[START OF EXERCISE DATA]
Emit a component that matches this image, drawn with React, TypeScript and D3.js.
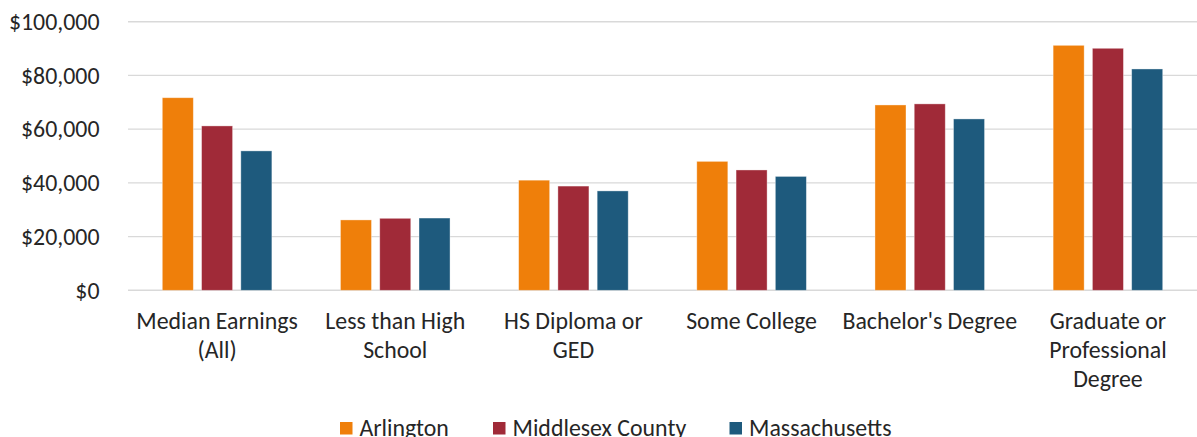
import React, { useMemo } from "react";
import * as d3 from "d3";

const categories: string[][] = [
  ["Median Earnings", "(All)"],
  ["Less than High", "School"],
  ["HS Diploma or", "GED"],
  ["Some College"],
  ["Bachelor's Degree"],
  ["Graduate or", "Professional", "Degree"],
];
const seriesNames = ["Arlington", "Middlesex County", "Massachusetts"];
const seriesColors = ["#EF7F0A", "#A02A38", "#1E5A7D"];
const arlington = [71700, 26200, 41000, 48000, 69000, 91200];
const middlesex = [61200, 26800, 38800, 44800, 69400, 90100];
const massachusetts = [51900, 26900, 37000, 42400, 63800, 82400];
const yTicks = [0, 20000, 40000, 60000, 80000, 100000];

const W = 1197;
const H = 437;
const FONT = "Carlito, Calibri, Lato, 'Open Sans', sans-serif";

function useFontSize(): number {
  return useMemo(() => {
    try {
      const c = document.createElement("canvas");
      const ctx = c.getContext("2d");
      if (!ctx) return 23.5;
      ctx.font = `100px ${FONT}`;
      const w = ctx.measureText("Median Earnings").width;
      // target width 161.7px in reference
      return (161.7 / w) * 100;
    } catch {
      return 23.5;
    }
  }, []);
}

export default function App() {
  const fs = useFontSize();
  const values = [arlington, middlesex, massachusetts];
  const left = 128;
  const right = 1197;
  const y = d3.scaleLinear().domain([0, 100000]).range([290.3, 21.7]);
  const x0 = d3
    .scaleBand<number>()
    .domain(categories.map((_, i) => i))
    .range([left, right])
    .paddingInner(0)
    .paddingOuter(0);
  const groupW = x0.bandwidth() * 0.615;
  const x1 = d3
    .scaleBand<number>()
    .domain(seriesNames.map((_, i) => i))
    .range([-groupW / 2, groupW / 2])
    .paddingInner(0.21)
    .paddingOuter(0);
  const fmt = (v: number) => "$" + d3.format(",")(v);

  const legendX = [340, 493, 729.5];

  return (
    <svg
      width={W}
      height={H}
      style={{ position: "absolute", left: 0, top: 0, background: "#fff" }}
      fontFamily={FONT}
    >
      <rect width={W} height={H} fill="#fff" />
      {yTicks.map((t) => (
        <g key={t}>
          <line
            x1={left}
            x2={right}
            y1={y(t)}
            y2={y(t)}
            stroke="#D9D9D9"
            strokeWidth={1.4}
          />
          <text
            x={99.5}
            y={y(t) + 8.3}
            textAnchor="end"
            fontSize={fs}
            fill="#262626"
          >
            {fmt(t)}
          </text>
        </g>
      ))}
      {categories.map((_, ci) =>
        values.map((vals, si) => {
          const cx = (x0(ci) as number) + x0.bandwidth() / 2;
          const bx = cx + (x1(si) as number);
          return (
            <rect
              key={`${ci}-${si}`}
              x={bx}
              y={y(vals[ci])}
              width={x1.bandwidth()}
              height={y(0) - y(vals[ci])}
              fill={seriesColors[si]}
              stroke="rgba(255,255,255,0.45)"
              strokeWidth={0.8}
            />
          );
        })
      )}
      {categories.map((lines, ci) => {
        const cx = (x0(ci) as number) + x0.bandwidth() / 2;
        return (
          <text key={ci} textAnchor="middle" fontSize={fs} fill="#262626">
            {lines.map((l, li) => (
              <tspan key={li} x={cx} y={329 + li * 29}>
                {l}
              </tspan>
            ))}
          </text>
        );
      })}
      {seriesNames.map((n, si) => (
        <g key={n}>
          <rect
            x={legendX[si]}
            y={422}
            width={12.5}
            height={12.5}
            fill={seriesColors[si]}
          />
          <text x={legendX[si] + 19.5} y={435.5} fontSize={fs} fill="#262626">
            {n}
          </text>
        </g>
      ))}
    </svg>
  );
}
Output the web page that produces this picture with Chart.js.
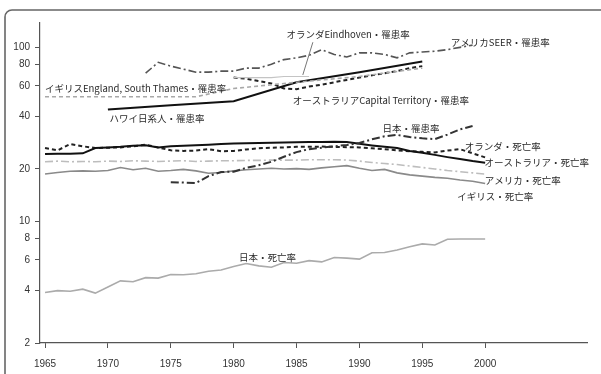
<!DOCTYPE html>
<html>
<head>
<meta charset="utf-8">
<script src="https://cdn.jsdelivr.net/npm/chart.js@4.4.1/dist/chart.umd.min.js"></script>
<style>
  html, body { margin: 0; padding: 0; background: #fff; }
  #wrap { width: 601px; height: 374px; }
</style>
</head>
<body>
<div id="wrap"><canvas id="c" width="601" height="374"></canvas></div>
<script>
// ---- tick labels ----
const xTickYears = [1965, 1970, 1975, 1980, 1985, 1990, 1995, 2000];
const yTickValues = [2, 4, 6, 8, 10, 20, 40, 60, 80, 100];

// ---- incidence series (罹患率) ----
const seerYears = [1973,1974,1975,1976,1977,1978,1979,1980,1981,1982,1983,1984,1985,1986,1987,1988,1989,1990,1991,1992,1993,1994,1995,1996,1997,1998,1999];
const seerRates = [71,82,78,75,72,72,73,73,76,76,80,85,87,90,97,91,88,93,93,91,87,93,94,95,97,100,103];

const eindhovenYears = [1980,1981,1982,1983,1984,1985,1986];
const eindhovenRates = [67,67,67,67,68,68,68];

const southThamesYears = [1965,1970,1975,1977,1980,1985,1990,1995];
const southThamesRates = [52,52,52,52,58,63,68,76];

const hawaiiYears = [1970,1975,1980,1985,1990,1995];
const hawaiiRates = [44,46.5,49,63,72,83];

const actYears = [1980,1981,1982,1983,1984,1985,1986,1987,1988,1989,1990,1991,1992,1993,1994,1995];
const actRates = [67,66,64,62,58,57.5,59.5,61,63,65,67,69,71,73,76,78];

const japanIncYears = [1975,1976,1977,1978,1979,1980,1981,1982,1983,1984,1985,1986,1987,1988,1989,1990,1991,1992,1993,1994,1995,1996,1997,1998,1999];
const japanIncRates = [16.8,16.7,16.6,18.2,19.2,19.3,20.3,21.0,22.0,23.5,25.0,26.0,26.5,27.0,27.5,28.2,29.6,30.8,31.4,30.5,30.0,29.7,31.5,33.8,35.3];

// ---- mortality series (死亡率), 1965-2000 ----
const mortYears = [1965,1966,1967,1968,1969,1970,1971,1972,1973,1974,1975,1976,1977,1978,1979,1980,1981,1982,1983,1984,1985,1986,1987,1988,1989,1990,1991,1992,1993,1994,1995,1996,1997,1998,1999,2000];
const netherlandsMort = [26.4,25.6,27.8,27.0,26.4,26.5,26.6,27.0,27.6,26.6,25.6,25.4,25.5,26.0,25.3,25.4,25.9,26.3,26.5,26.6,26.8,26.8,26.9,26.8,26.7,26.6,26.3,26.0,25.6,25.3,25.1,24.9,25.5,26.0,24.6,23.3];
const australiaMort = [24.4,24.5,24.5,24.6,26.4,26.6,26.8,27.2,27.4,26.6,27.0,27.2,27.4,27.6,27.8,28.0,28.1,28.2,28.3,28.4,28.5,28.6,28.6,28.7,28.6,27.9,27.3,26.8,26.4,25.4,24.8,24.1,23.4,22.8,22.2,21.7];
const usaMort = [22.0,22.2,22.0,22.1,22.0,22.2,22.1,22.3,22.2,22.1,22.2,22.3,22.1,22.2,22.3,22.3,22.4,22.4,22.5,22.5,22.5,22.6,22.6,22.6,22.5,22.2,21.8,21.5,21.2,20.8,20.4,20.0,19.6,19.3,19.0,18.7];
const ukMort = [18.7,19.1,19.4,19.5,19.4,19.6,20.4,19.8,20.2,19.4,19.6,19.9,19.5,18.9,19.1,19.5,19.8,20.0,20.2,20.0,20.1,19.9,20.3,20.6,20.9,20.2,19.6,19.9,19.0,18.5,18.2,17.9,17.7,17.3,17.0,16.5];
const japanMort = [3.9,4.0,3.97,4.08,3.87,4.2,4.55,4.5,4.75,4.72,4.95,4.93,5.0,5.17,5.25,5.5,5.73,5.55,5.45,5.8,5.75,5.95,5.85,6.2,6.15,6.07,6.6,6.62,6.85,7.15,7.42,7.32,7.9,7.92,7.92,7.92];

// ---- series annotations, anchored in data units (year, rate) ----
const seriesNotes = [
  { text: 'オランダEindhoven・罹患率', year: 1989.1, value: 119 },
  { text: 'アメリカSEER・罹患率', year: 2001.2, value: 107 },
  { text: 'イギリスEngland, South Thames・罹患率', year: 1972.2, value: 58.4 },
  { text: 'オーストラリアCapital Territory・罹患率', year: 1991.7, value: 49.8 },
  { text: 'ハワイ日系人・罹患率', year: 1973.9, value: 39.3 },
  { text: '日本・罹患率', year: 1994.1, value: 34.4 },
  { text: 'オランダ・死亡率', year: 2001.4, value: 27.1 },
  { text: 'オーストラリア・死亡率', year: 2004.1, value: 21.7 },
  { text: 'アメリカ・死亡率', year: 2003.0, value: 17.3 },
  { text: 'イギリス・死亡率', year: 2000.8, value: 14.0 },
  { text: '日本・死亡率', year: 1982.7, value: 6.24 }
];
const eindhovenLeader = { fromYear: 1986.3, fromValue: 107, toYear: 1985.5, toValue: 69.4 };

function pts(xs, ys) { return xs.map((x, i) => ({ x: x, y: ys[i] })); }

const DASH = [4, 3];
const DASHDOT = [8, 3, 2, 3];

const datasets = [
  { label: 'アメリカSEER・罹患率', data: pts(seerYears, seerRates), borderColor: '#555', borderWidth: 1.6, borderDash: DASHDOT },
  { label: 'オランダEindhoven・罹患率', data: pts(eindhovenYears, eindhovenRates), borderColor: '#c4c4c4', borderWidth: 1.2 },
  { label: 'イギリスEngland, South Thames・罹患率', data: pts(southThamesYears, southThamesRates), borderColor: '#a8a8a8', borderWidth: 1.6, borderDash: DASH },
  { label: 'ハワイ日系人・罹患率', data: pts(hawaiiYears, hawaiiRates), borderColor: '#111', borderWidth: 2 },
  { label: 'オーストラリアCapital Territory・罹患率', data: pts(actYears, actRates), borderColor: '#222', borderWidth: 2, borderDash: DASH },
  { label: '日本・罹患率', data: pts(japanIncYears, japanIncRates), borderColor: '#333', borderWidth: 2, borderDash: DASHDOT },
  { label: 'アメリカ・死亡率', data: pts(mortYears, usaMort), borderColor: '#bdbdbd', borderWidth: 1.6, borderDash: DASHDOT },
  { label: 'イギリス・死亡率', data: pts(mortYears, ukMort), borderColor: '#8a8a8a', borderWidth: 1.6 },
  { label: 'オーストラリア・死亡率', data: pts(mortYears, australiaMort), borderColor: '#111', borderWidth: 2 },
  { label: 'オランダ・死亡率', data: pts(mortYears, netherlandsMort), borderColor: '#222', borderWidth: 2, borderDash: DASH },
  { label: '日本・死亡率', data: pts(mortYears, japanMort), borderColor: '#ababab', borderWidth: 1.6 }
].map(d => Object.assign({ pointRadius: 0, tension: 0, fill: false }, d));

// page frame (top and left rules with a rounded corner)
const framePlugin = {
  id: 'frame',
  beforeDraw(chart) {
    const ctx = chart.ctx;
    ctx.save();
    ctx.fillStyle = '#fff';
    ctx.fillRect(0, 0, chart.width, chart.height);
    ctx.strokeStyle = '#666';
    ctx.lineWidth = 1.6;
    ctx.beginPath();
    ctx.moveTo(5, chart.height);
    ctx.lineTo(5, 17);
    ctx.arcTo(5, 10, 12, 10, 7);
    ctx.lineTo(chart.width, 10);
    ctx.stroke();
    ctx.restore();
  }
};

// series names written next to their lines
const notesPlugin = {
  id: 'notes',
  afterDatasetsDraw(chart) {
    const ctx = chart.ctx;
    const xs = chart.scales.x, ys = chart.scales.y;
    ctx.save();
    ctx.strokeStyle = '#777';
    ctx.lineWidth = 1;
    ctx.beginPath();
    ctx.moveTo(xs.getPixelForValue(eindhovenLeader.fromYear), ys.getPixelForValue(eindhovenLeader.fromValue));
    ctx.lineTo(xs.getPixelForValue(eindhovenLeader.toYear), ys.getPixelForValue(eindhovenLeader.toValue));
    ctx.stroke();
    ctx.font = '9.5px "Noto Sans CJK JP", "Noto Sans", sans-serif';
    ctx.fillStyle = '#2a2a2a';
    ctx.textAlign = 'center';
    ctx.textBaseline = 'middle';
    seriesNotes.forEach(n => {
      ctx.fillText(n.text, xs.getPixelForValue(n.year), ys.getPixelForValue(n.value));
    });
    ctx.restore();
  }
};

new Chart(document.getElementById('c'), {
  type: 'line',
  data: { datasets: datasets },
  options: {
    responsive: false,
    devicePixelRatio: 1,
    animation: false,
    layout: { padding: { top: 23, right: 14, left: 0, bottom: 0 } },
    plugins: { legend: { display: false }, tooltip: { enabled: false } },
    scales: {
      x: {
        type: 'linear',
        min: 1964.6,
        max: 2008.1,
        afterBuildTicks(scale) { scale.ticks = xTickYears.map(v => ({ value: v })); },
        afterFit(scale) { scale.height = 31; },
        ticks: {
          callback: v => String(v),
          font: { family: '"Liberation Sans", Arial, sans-serif', size: 10 },
          color: '#333',
          padding: 10,
          maxRotation: 0
        },
        grid: { drawOnChartArea: false, drawTicks: true, tickLength: 5, color: '#555' },
        border: { color: '#555', width: 1.2 }
      },
      y: {
        type: 'logarithmic',
        min: 2,
        max: 138,
        afterBuildTicks(scale) { scale.ticks = yTickValues.map(v => ({ value: v })); },
        afterFit(scale) { scale.width = 40; },
        ticks: {
          callback: v => String(v),
          font: { family: '"Liberation Sans", Arial, sans-serif', size: 10 },
          color: '#333',
          padding: 5
        },
        grid: { drawOnChartArea: false, drawTicks: true, tickLength: 5, color: '#555' },
        border: { color: '#555', width: 1.2 }
      }
    }
  },
  plugins: [framePlugin, notesPlugin]
});
</script>
</body>
</html>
[END OF EXERCISE DATA]
§ **WORK REQUIRED**: Begin with the first line of the entries above and write out each line exactly, ending with the line containing "import * as". Leave out pictures.

§ **EXPECTED ANSWER**:
Emit a component that matches this image, drawn with React, TypeScript and D3.js.
import React, { useMemo } from "react";
import * as d3 from "d3";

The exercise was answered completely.